The Democratic managers at the State Capital were eager to know as soon as possible what the Republican majority in Adams County would be for Congressman, hence, on Wednesday evening, the editor of the local Democratic paper received a telegram from the Secretary of the Democratic State Committee, requesting to be informed immediately what the Republican majority for Congressman would be in Adams County. The editor read the telegram to me and asked what, in my opinion, would be my majority in the county. My reply was that I did not think it would exceed twelve hundred; whereupon he sent in the following report: "Lynch's majority in Adams will not exceed twelve hundred."

Upon receipt of this telegram the majority of two hundred and fifty instead of five hundred was deemed sufficient from the county heretofore referred to.
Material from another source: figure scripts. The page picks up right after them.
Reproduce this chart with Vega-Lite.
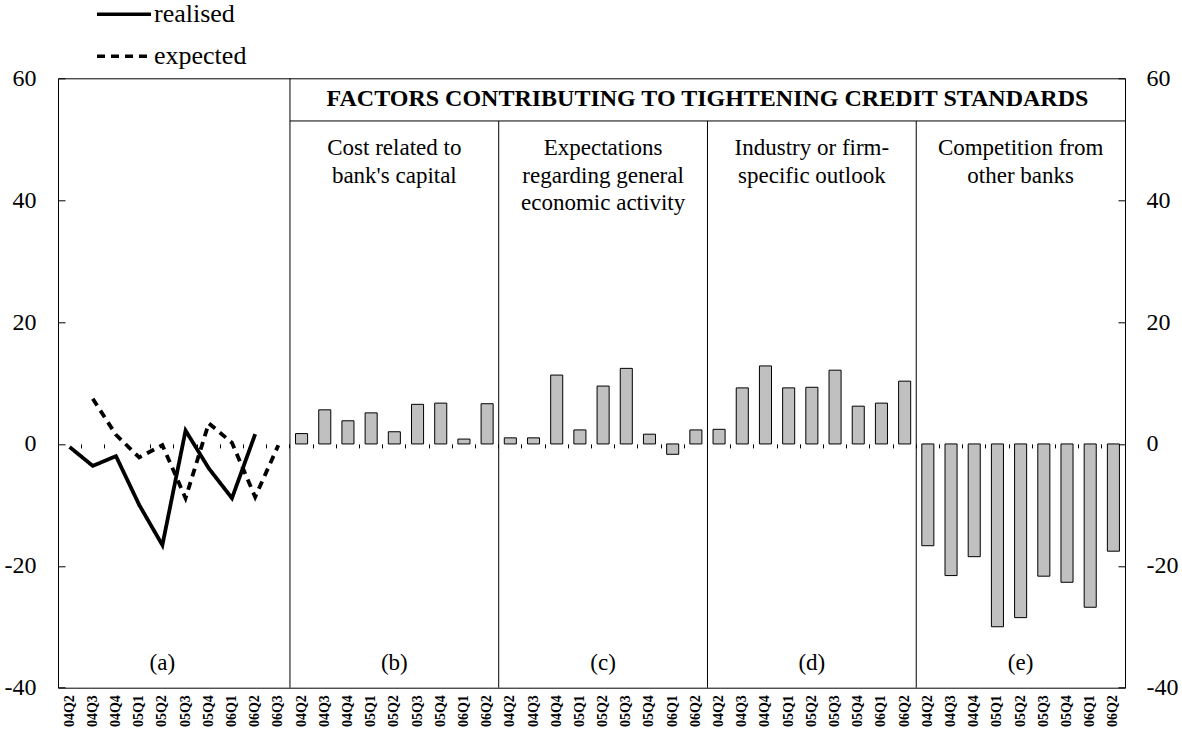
{
  "$schema": "https://vega.github.io/schema/vega-lite/v6.json",
  "width": 1067,
  "height": 609.4,
  "autosize": {"type": "none"},
  "padding": {"left": 58, "top": 78.3, "right": 57, "bottom": 41.3},
  "background": "white",
  "config": {
    "view": {"stroke": "black", "strokeWidth": 1},
    "font": "Liberation Serif",
    "axis": {"labelFont": "Liberation Serif", "labelColor": "black", "tickColor": "black", "domain": false, "grid": false, "title": null}
  },
  "datasets": {
    "bars": [
      {"key": "b04Q2", "value": 1.7}, {"key": "b04Q3", "value": 5.6}, {"key": "b04Q4", "value": 3.8},
      {"key": "b05Q1", "value": 5.1}, {"key": "b05Q2", "value": 2.0}, {"key": "b05Q3", "value": 6.5},
      {"key": "b05Q4", "value": 6.7}, {"key": "b06Q1", "value": 0.8}, {"key": "b06Q2", "value": 6.6},
      {"key": "c04Q2", "value": 1.0}, {"key": "c04Q3", "value": 1.0}, {"key": "c04Q4", "value": 11.3},
      {"key": "c05Q1", "value": 2.3}, {"key": "c05Q2", "value": 9.5}, {"key": "c05Q3", "value": 12.4},
      {"key": "c05Q4", "value": 1.6}, {"key": "c06Q1", "value": -1.7}, {"key": "c06Q2", "value": 2.3},
      {"key": "d04Q2", "value": 2.4}, {"key": "d04Q3", "value": 9.2}, {"key": "d04Q4", "value": 12.8},
      {"key": "d05Q1", "value": 9.2}, {"key": "d05Q2", "value": 9.3}, {"key": "d05Q3", "value": 12.1},
      {"key": "d05Q4", "value": 6.2}, {"key": "d06Q1", "value": 6.7}, {"key": "d06Q2", "value": 10.3},
      {"key": "e04Q2", "value": -16.7}, {"key": "e04Q3", "value": -21.6}, {"key": "e04Q4", "value": -18.5},
      {"key": "e05Q1", "value": -30.0}, {"key": "e05Q2", "value": -28.5}, {"key": "e05Q3", "value": -21.7},
      {"key": "e05Q4", "value": -22.7}, {"key": "e06Q1", "value": -26.8}, {"key": "e06Q2", "value": -17.6}
    ],
    "lines": [
      {"key": "a04Q2", "series": "realised", "value": -0.5},
      {"key": "a04Q3", "series": "realised", "value": -3.6},
      {"key": "a04Q4", "series": "realised", "value": -2.0},
      {"key": "a05Q1", "series": "realised", "value": -10.0},
      {"key": "a05Q2", "series": "realised", "value": -16.6},
      {"key": "a05Q3", "series": "realised", "value": 2.2},
      {"key": "a05Q4", "series": "realised", "value": -4.0},
      {"key": "a06Q1", "series": "realised", "value": -8.9},
      {"key": "a06Q2", "series": "realised", "value": 1.6},
      {"key": "a04Q3", "series": "expected", "value": 7.4},
      {"key": "a04Q4", "series": "expected", "value": 1.5},
      {"key": "a05Q1", "series": "expected", "value": -2.2},
      {"key": "a05Q2", "series": "expected", "value": -0.2},
      {"key": "a05Q3", "series": "expected", "value": -8.9},
      {"key": "a05Q4", "series": "expected", "value": 3.4},
      {"key": "a06Q1", "series": "expected", "value": 0.2},
      {"key": "a06Q2", "series": "expected", "value": -8.7},
      {"key": "a06Q3", "series": "expected", "value": -0.2}
    ],
    "dividers": [
      {"key": "b04Q2", "top": 60, "bottom": -40},
      {"key": "c04Q2", "top": 53, "bottom": -40},
      {"key": "d04Q2", "top": 53, "bottom": -40},
      {"key": "e04Q2", "top": 53, "bottom": -40}
    ],
    "headerline": [{"start": "b04Q2", "end": "e06Q2", "y": 53}],
    "header": [{"key": "d04Q2", "y": 55.4, "text": "FACTORS CONTRIBUTING TO TIGHTENING CREDIT STANDARDS"}],
    "titles": [
      {"key": "b05Q2", "y": 47.4, "text": "Cost related to\nbank's capital"},
      {"key": "c05Q2", "y": 47.4, "text": "Expectations\nregarding general\neconomic activity"},
      {"key": "d05Q2", "y": 47.4, "text": "Industry or firm-\nspecific outlook"},
      {"key": "e05Q2", "y": 47.4, "text": "Competition from\nother banks"}
    ],
    "panels": [
      {"key": "a05Q2", "y": -36, "text": "(a)"},
      {"key": "b05Q2", "y": -36, "text": "(b)"},
      {"key": "c05Q2", "y": -36, "text": "(c)"},
      {"key": "d05Q2", "y": -36, "text": "(d)"},
      {"key": "e05Q2", "y": -36, "text": "(e)"}
    ]
  },
  "layer": [
    {
      "data": {"name": "bars"},
      "mark": {"type": "bar", "fill": "#c0c0c0", "stroke": "black", "strokeWidth": 1, "width": {"band": 0.52}},
      "encoding": {
        "x": {"field": "key", "type": "ordinal", "scale": {"paddingInner": 0, "paddingOuter": 0},
          "axis": {"orient": "bottom", "offset": -243.8, "labels": false, "ticks": true, "tickSize": 4, "bandPosition": 0, "tickExtra": true}},
        "y": {"field": "value", "type": "quantitative", "scale": {"domain": [-40, 60], "nice": false, "zero": false},
          "axis": {"orient": "left", "values": [-40, -20, 0, 20, 40, 60], "labelExpr": "'' + datum.value", "tickSize": -7, "labelPadding": 29, "labelFontSize": 24}}
      }
    },
    {
      "data": {"name": "dividers"},
      "mark": {"type": "rule", "stroke": "black", "strokeWidth": 1},
      "encoding": {
        "x": {"field": "key", "type": "ordinal", "bandPosition": 0, "axis": null},
        "y": {"field": "top", "type": "quantitative", "axis": null},
        "y2": {"field": "bottom"}
      }
    },
    {
      "data": {"name": "headerline"},
      "mark": {"type": "rule", "stroke": "black", "strokeWidth": 1},
      "encoding": {
        "x": {"field": "start", "type": "ordinal", "bandPosition": 0, "axis": null},
        "x2": {"field": "end", "bandPosition": 1},
        "y": {"field": "y", "type": "quantitative", "axis": null}
      }
    },
    {
      "mark": {"type": "rule", "stroke": "black", "strokeWidth": 1},
      "encoding": {"y": {"datum": 0, "axis": null}}
    },
    {
      "data": {"name": "lines"},
      "mark": {"type": "line", "stroke": "black", "strokeWidth": 3.8, "strokeCap": "butt"},
      "encoding": {
        "x": {"field": "key", "type": "ordinal",
          "axis": {"orient": "bottom", "ticks": false, "labelExpr": "substring(datum.label, 1)", "labelAngle": 270, "labelFontSize": 14, "labelFontWeight": "bold", "labelPadding": 7}},
        "y": {"field": "value", "type": "quantitative",
          "axis": {"orient": "right", "values": [-40, -20, 0, 20, 40, 60], "labelExpr": "'' + datum.value", "tickSize": -7, "labelPadding": 28, "labelFontSize": 24}},
        "strokeDash": {"field": "series", "type": "nominal",
          "scale": {"domain": ["realised", "expected"], "range": [[1, 0], [8, 6]]},
          "legend": {"title": null, "orient": "none", "legendX": 37, "legendY": -93, "symbolType": "stroke", "symbolSize": 2916, "symbolStrokeWidth": 3.5, "symbolStrokeColor": "black", "labelFontSize": 26, "labelFont": "Liberation Serif", "labelColor": "black", "labelOffset": 1, "rowPadding": -17, "padding": 0}}
      }
    },
    {
      "data": {"name": "header"},
      "mark": {"type": "text", "fontSize": 24, "fontWeight": "bold", "align": "center", "baseline": "alphabetic", "color": "black"},
      "encoding": {
        "x": {"field": "key", "type": "ordinal", "bandPosition": 0, "axis": null},
        "y": {"field": "y", "type": "quantitative", "axis": null},
        "text": {"field": "text"}
      }
    },
    {
      "data": {"name": "titles"},
      "mark": {"type": "text", "fontSize": 23, "align": "center", "baseline": "alphabetic", "lineBreak": "\n", "lineHeight": 27.5, "color": "black"},
      "encoding": {
        "x": {"field": "key", "type": "ordinal", "axis": null},
        "y": {"field": "y", "type": "quantitative", "axis": null},
        "text": {"field": "text"}
      }
    },
    {
      "data": {"name": "panels"},
      "mark": {"type": "text", "fontSize": 23, "align": "center", "baseline": "middle", "color": "black"},
      "encoding": {
        "x": {"field": "key", "type": "ordinal", "axis": null},
        "y": {"field": "y", "type": "quantitative", "axis": null},
        "text": {"field": "text"}
      }
    }
  ],
  "resolve": {"axis": {"x": "independent", "y": "independent"}}
}
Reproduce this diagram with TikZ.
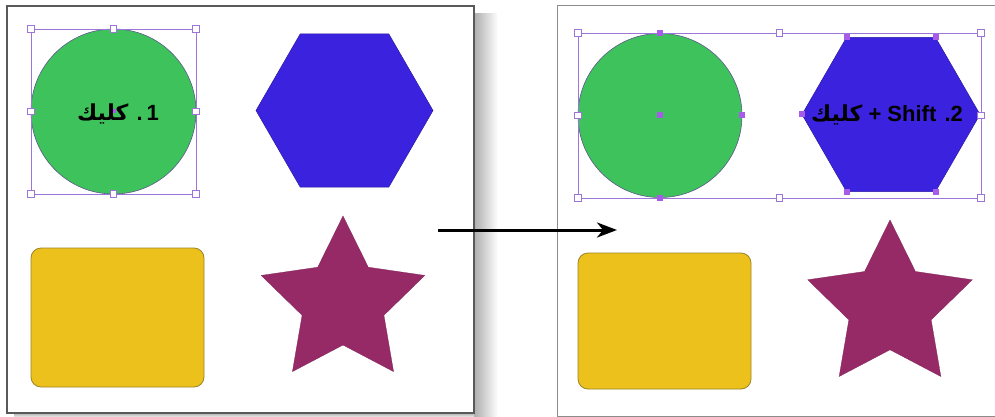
\documentclass[tikz,border=0pt]{standalone}
\usepackage{fontspec}
\setmainfont{Liberation Sans}
\newfontfamily\arabicfont[Script=Arabic]{DejaVu Sans}
\TeXXeTstate=1
\usetikzlibrary{arrows.meta,shapes.geometric}
\definecolor{shgreen}{HTML}{3EC35C}
\definecolor{shgreenedge}{HTML}{5A5A8A}
\definecolor{shblue}{HTML}{3B22DE}
\definecolor{shblueedge}{HTML}{2A1AA0}
\definecolor{shyellow}{HTML}{ECC11C}
\definecolor{shyellowedge}{HTML}{9C8428}
\definecolor{shstar}{HTML}{962A67}
\definecolor{selpurple}{HTML}{9D74D8}
\definecolor{hndpurple}{HTML}{A65CE8}
\tikzset{
  panelbox/.style={draw=black!65, line width=1.2pt, fill=white},
  panelboxb/.style={draw=black!45, line width=1pt, fill=white},
  selbox/.style={draw=selpurple, line width=0.9pt, inner sep=0, outer sep=0, rectangle},
  hnd/.style={draw=selpurple, fill=white, line width=0.7pt, minimum size=6.5pt, inner sep=0, rectangle},
  hndf/.style={fill=hndpurple, minimum size=6pt, inner sep=0, rectangle},
  circ/.style={circle, fill=shgreen, draw=shgreenedge, line width=0.6pt, inner sep=0, outer sep=0},
  hexa/.style={regular polygon, regular polygon sides=6, fill=shblue, draw=shblueedge, line width=0.5pt, inner sep=0, outer sep=0, minimum size=177pt},
  rrect/.style={rectangle, rounded corners=10pt, fill=shyellow, draw=shyellowedge, line width=0.8pt, inner sep=0, outer sep=0, minimum width=173pt},
  stara/.style={star, star points=5, star point ratio=2, fill=shstar, draw=shstar!85!black, line width=0.3pt, inner sep=0, outer sep=0, minimum size=172pt},
  lbl/.style={font=\fontsize{22}{26}\selectfont\bfseries, text=black, inner sep=0},
  arr/.style={line width=3pt, -{Stealth[length=20pt, width=15pt, inset=6pt]}},
}
\begin{document}
\begin{tikzpicture}[x=1pt,y=-1pt]
\useasboundingbox (0,0) rectangle (995,417);
\clip (0,0) rectangle (995,417);
\fill[white] (0,0) rectangle (995,417);
% shadows
\shade[left color=black!32, right color=white] (474,14) rectangle (498,417);
\shade[top color=black!32, bottom color=white] (14,413) rectangle (474,418);
% panels
\draw[panelbox] (7,6) rectangle (474,413);
\draw[panelboxb] (557,6) rectangle (1000,416);

% ---------- left panel ----------
\node[circ, minimum size=165pt] (c1) at (113.5,111.5) {};
\node[hexa] (h1) at (344.5,110.5) {};
\node[rrect, minimum height=139pt] (r1) at (117.5,317.5) {};
\node[stara] (st1) at (343,302) {};
\node[selbox, minimum width=165pt, minimum height=165pt] (s1) at (113.5,111.5) {};
\foreach \a in {north west,north,north east,east,south east,south,south west,west}
  \node[hnd] at (s1.\a) {};
\node[hndf, minimum size=4pt] (c1m) at (c1.center) {};
\node[lbl] (t1) at (118,114) {\beginR 1\kern4pt. {\arabicfont كليك}\endR};

% ---------- right panel ----------
\node[circ, minimum size=164pt] (c2) at (660,115.5) {};
\node[hexa, minimum size=178pt] (h2) at (891,114.5) {};
\node[rrect, minimum height=136pt] (r2) at (664.5,321) {};
\node[stara, minimum size=173pt] (st2) at (890,306.5) {};
\node[selbox, minimum width=403pt, minimum height=165pt] (s2) at (779.5,115.5) {};
\foreach \a in {north west,north,north east,east,south east,south,south west,west}
  \node[hnd] at (s2.\a) {};
\foreach \a in {north,south,east,center}
  \node[hndf] at (c2.\a) {};
\foreach \a in {corner 1,corner 2,corner 3,corner 4,corner 5}
  \node[hndf] at (h2.\a) {};
\node[lbl] (t2) at (887,115) {\beginR 2\kern0pt. \beginL Shift\endL{} + {\arabicfont كليك}\endR};

% ---------- arrow ----------
\coordinate (a1) at (438,230);
\coordinate (a2) at (617,230);
\draw[arr] (a1) -- (a2);
\end{tikzpicture}
\end{document}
If the Republican majority in Adams would not exceed twelve hundred, the success of the Democratic Congressional candidate by a small but safe majority was assured on the face of the returns. Since Adams was the last county to be reported, no change could thereafter be made. When the count was finally finished in Adams it was found I had a majority of over eighteen hundred. This gave me a majority in the district of a little over two hundred on the face of the returns.

The disappointment and chagrin on the part of the Democratic managers can better be imagined than described. But the agreeable surprise to the Republicans was at least equal to the Democrats' disappointment. The defeated Democratic candidate threatened to make a contest for the seat on the ground of violence and fraud; but this was so ridiculous that the managers of his own party would not allow him to carry the threat into execution.